I contributed an introductory essay and a selection of images from All the Women I Know to Heide Hinrich’s marvelous shelf documents, edited with Jo-ey Tang and Elizabeth Haines. The project assembles artists, writers, curators, teachers, and librarians to reflect on the art library as a generative resource and site for all who identify as queer, as women, as Black, as Indigenous, as people of colour.

*

I lived in Brooklyn from 1988-2004, and in times of transition or deprivation, the many branches of the New York Public Library served as my adjunct studio. I loved working at its flagship location on 42nd Street. I could read and write and sketch. The Midtown Manhattan branch across the street holds a picture library—pages culled from deaccessioned books—that supplied images for my journals and zines. I didn’t have funds to pay studio rent but I could still make art in fellowship with other workers, whatever their pursuits. The library provided a form of refuge that resonated with my needs and sensibilities as an artist. Solitude is an essential element of artistic practice, but I rebel against the fantasy of the artist toiling in isolation from the world, this ideological freight of a conservatory model of art education. In the library, you are always reminded that your work is tethered to the social.
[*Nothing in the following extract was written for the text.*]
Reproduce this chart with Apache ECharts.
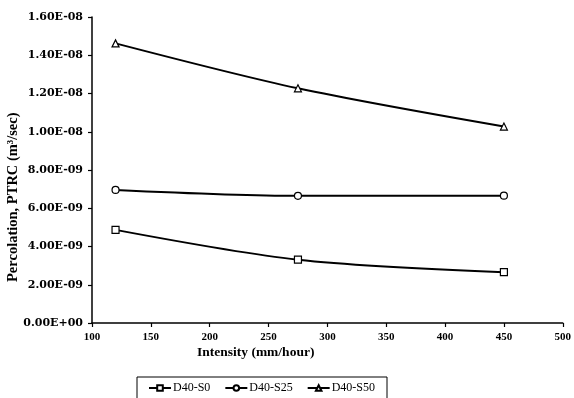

I carried my attachment to the library as studio into my teaching at Ohio University. When I bring studio art classes to the library, I ask students: if we think of the library as a repository of knowledge, what does our library know? Why is this book in the collection and not another? I want them to understand the hierarchical nature of the space so that they can find the information they need but also understand the political costs of access, how this determines what’s on the shelf. Choice is bound up in privilege and it’s instructive to understand how institutional accessibility is determined by this calculus. As an antidote, I emphasize the potentials of chance in research. I want students to see the radical possibilities of the chance encounter and how these moments open up lateral fields of disruption and connection. Grab a volume because you like the color of the binding. Check out a novel that your crush is reading. Serendipity and desire as search engine rooted in the experience of the subjective body.

For a foundations course in studio concepts, I assign a project where the students produce a site-specific work in the university’s library. I encourage the students to use the resources at hand when responding to the site rather than introducing conventional art materials. In a haunting performance, Nick, a graphic design student, directed his peers to wander the stacks. At his cue, everyone stopped and grabbed a book from the shelf. Each student was then asked to begin reading aloud from their book in a whisper while slowly walking up and down the aisles. The participants had to balance several states at once—quiet recitation while pacing, calibrating the route of their bodies and the volume of their voices in accordance with the group. They hummed—absorbed in their sentient experience and attuned to the collective.

second shelf begins with the inescapable fact that women, queer, and BIPOC artists are systemically excluded from the institutions that shape the art world: schools, archives, publishing, granting foundations, non-profit and commercial venues. It’s disheartening if familiar news that underrepresentation will remain a battle for liberatory practices. At its heart, Heide Hinrichs’s collaborative project extends beyond the necessary act of corrective and pivots towards the radical possibilities that are governed by chance. Like all hierarchical structures, the library is a vulnerable site, ready to be pierced, dismantled, and rebuilt. I imagine a student encountering this collection of works. Does it feel like a gift? A secret society? How can the experience of disorientation open up new paths of inquiry? second shelf speaks to the pleasures of promiscuous discovery and the transformative power of communion in the library.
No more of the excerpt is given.